[BEGIN]
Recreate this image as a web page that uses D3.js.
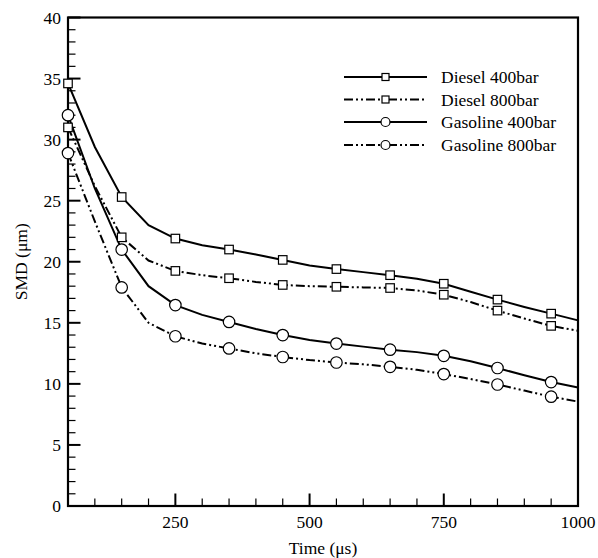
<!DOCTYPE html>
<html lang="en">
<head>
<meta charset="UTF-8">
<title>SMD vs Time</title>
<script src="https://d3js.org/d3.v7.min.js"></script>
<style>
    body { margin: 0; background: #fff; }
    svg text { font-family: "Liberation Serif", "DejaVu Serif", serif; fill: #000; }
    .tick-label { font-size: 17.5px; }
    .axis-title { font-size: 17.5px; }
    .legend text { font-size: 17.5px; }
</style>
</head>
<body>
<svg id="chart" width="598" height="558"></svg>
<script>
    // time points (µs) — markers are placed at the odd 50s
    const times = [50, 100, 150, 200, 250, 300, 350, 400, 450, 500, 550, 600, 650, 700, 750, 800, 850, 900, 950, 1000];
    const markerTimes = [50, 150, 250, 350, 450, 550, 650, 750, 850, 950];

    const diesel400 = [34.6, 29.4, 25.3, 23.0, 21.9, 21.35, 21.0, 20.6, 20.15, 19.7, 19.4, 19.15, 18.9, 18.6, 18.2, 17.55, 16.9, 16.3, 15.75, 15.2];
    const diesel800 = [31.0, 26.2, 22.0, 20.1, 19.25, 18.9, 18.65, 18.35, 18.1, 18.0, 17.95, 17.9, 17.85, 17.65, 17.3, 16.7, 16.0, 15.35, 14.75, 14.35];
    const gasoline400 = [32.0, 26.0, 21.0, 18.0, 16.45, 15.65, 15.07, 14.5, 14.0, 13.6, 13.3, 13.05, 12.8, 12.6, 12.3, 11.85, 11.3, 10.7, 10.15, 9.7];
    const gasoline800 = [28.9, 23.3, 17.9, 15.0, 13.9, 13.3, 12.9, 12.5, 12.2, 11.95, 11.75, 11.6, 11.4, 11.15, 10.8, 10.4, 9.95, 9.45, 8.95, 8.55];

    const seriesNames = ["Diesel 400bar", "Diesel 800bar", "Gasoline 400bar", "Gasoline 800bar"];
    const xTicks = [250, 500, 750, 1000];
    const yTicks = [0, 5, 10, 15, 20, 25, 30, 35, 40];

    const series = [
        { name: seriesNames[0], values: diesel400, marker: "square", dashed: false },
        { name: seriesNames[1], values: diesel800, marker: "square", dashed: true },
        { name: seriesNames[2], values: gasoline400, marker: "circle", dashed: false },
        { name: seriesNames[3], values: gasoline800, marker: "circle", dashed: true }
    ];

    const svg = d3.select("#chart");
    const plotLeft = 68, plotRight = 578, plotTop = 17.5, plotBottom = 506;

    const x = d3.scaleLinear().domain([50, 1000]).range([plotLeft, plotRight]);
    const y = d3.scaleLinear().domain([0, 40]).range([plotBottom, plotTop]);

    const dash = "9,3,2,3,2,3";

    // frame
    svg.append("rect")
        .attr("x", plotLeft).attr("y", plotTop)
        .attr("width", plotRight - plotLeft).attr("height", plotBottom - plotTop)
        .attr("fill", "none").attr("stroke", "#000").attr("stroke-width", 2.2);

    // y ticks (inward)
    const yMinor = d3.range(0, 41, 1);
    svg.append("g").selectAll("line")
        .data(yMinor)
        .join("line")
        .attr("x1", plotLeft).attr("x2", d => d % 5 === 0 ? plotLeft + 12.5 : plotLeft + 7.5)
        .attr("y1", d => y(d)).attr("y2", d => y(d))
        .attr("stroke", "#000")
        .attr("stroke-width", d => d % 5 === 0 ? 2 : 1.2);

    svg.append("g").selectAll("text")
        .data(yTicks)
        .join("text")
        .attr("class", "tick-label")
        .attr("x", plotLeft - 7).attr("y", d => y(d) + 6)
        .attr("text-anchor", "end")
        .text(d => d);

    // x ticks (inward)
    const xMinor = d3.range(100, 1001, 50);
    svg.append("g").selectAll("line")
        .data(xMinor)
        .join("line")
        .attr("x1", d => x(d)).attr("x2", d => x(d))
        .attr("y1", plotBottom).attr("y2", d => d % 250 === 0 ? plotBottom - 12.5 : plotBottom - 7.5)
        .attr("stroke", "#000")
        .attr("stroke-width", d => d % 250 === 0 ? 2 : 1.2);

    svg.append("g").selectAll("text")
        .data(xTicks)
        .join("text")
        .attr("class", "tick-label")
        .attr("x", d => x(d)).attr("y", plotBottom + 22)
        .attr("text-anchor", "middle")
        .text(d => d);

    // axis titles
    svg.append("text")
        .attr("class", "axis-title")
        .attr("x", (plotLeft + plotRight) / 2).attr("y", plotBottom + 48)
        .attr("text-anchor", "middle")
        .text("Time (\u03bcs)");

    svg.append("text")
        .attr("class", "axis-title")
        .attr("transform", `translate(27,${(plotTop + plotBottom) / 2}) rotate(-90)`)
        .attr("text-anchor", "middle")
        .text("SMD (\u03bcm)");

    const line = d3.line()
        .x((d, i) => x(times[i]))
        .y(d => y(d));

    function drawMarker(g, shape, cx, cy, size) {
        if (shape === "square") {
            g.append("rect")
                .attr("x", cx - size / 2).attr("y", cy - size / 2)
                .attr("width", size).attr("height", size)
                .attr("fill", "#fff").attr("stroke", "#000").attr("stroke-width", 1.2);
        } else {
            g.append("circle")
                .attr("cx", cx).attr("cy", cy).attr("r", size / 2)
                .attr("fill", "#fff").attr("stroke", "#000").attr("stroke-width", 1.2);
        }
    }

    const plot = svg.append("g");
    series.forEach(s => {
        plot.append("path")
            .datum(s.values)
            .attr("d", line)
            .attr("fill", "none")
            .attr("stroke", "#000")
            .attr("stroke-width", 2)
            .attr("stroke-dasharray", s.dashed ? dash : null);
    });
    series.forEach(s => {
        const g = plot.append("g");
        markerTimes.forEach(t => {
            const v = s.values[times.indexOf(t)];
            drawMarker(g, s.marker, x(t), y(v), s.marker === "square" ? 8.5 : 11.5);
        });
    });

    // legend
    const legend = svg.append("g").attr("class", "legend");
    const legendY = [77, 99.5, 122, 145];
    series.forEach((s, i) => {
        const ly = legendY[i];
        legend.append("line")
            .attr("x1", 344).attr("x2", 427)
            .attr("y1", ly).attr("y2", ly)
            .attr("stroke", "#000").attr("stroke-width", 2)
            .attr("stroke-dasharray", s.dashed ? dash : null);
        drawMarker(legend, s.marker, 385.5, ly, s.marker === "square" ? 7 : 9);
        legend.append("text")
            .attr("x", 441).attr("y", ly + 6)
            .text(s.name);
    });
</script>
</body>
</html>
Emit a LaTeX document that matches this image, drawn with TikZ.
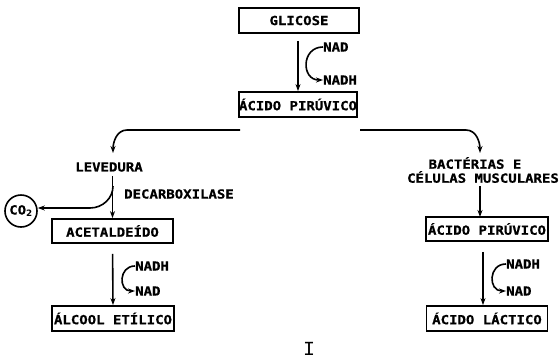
[END]
#### [Stated problem]
Start at the top of the entries and repeat each line exactly, ending at the line that contains "750, 850, 950];". Pictures are not part of the copy.

#### [Task response]
Recreate this image as a web page that uses D3.js.
<!DOCTYPE html>
<html lang="en">
<head>
<meta charset="UTF-8">
<title>SMD vs Time</title>
<script src="https://d3js.org/d3.v7.min.js"></script>
<style>
    body { margin: 0; background: #fff; }
    svg text { font-family: "Liberation Serif", "DejaVu Serif", serif; fill: #000; }
    .tick-label { font-size: 17.5px; }
    .axis-title { font-size: 17.5px; }
    .legend text { font-size: 17.5px; }
</style>
</head>
<body>
<svg id="chart" width="598" height="558"></svg>
<script>
    // time points (µs) — markers are placed at the odd 50s
    const times = [50, 100, 150, 200, 250, 300, 350, 400, 450, 500, 550, 600, 650, 700, 750, 800, 850, 900, 950, 1000];
    const markerTimes = [50, 150, 250, 350, 450, 550, 650, 750, 850, 950];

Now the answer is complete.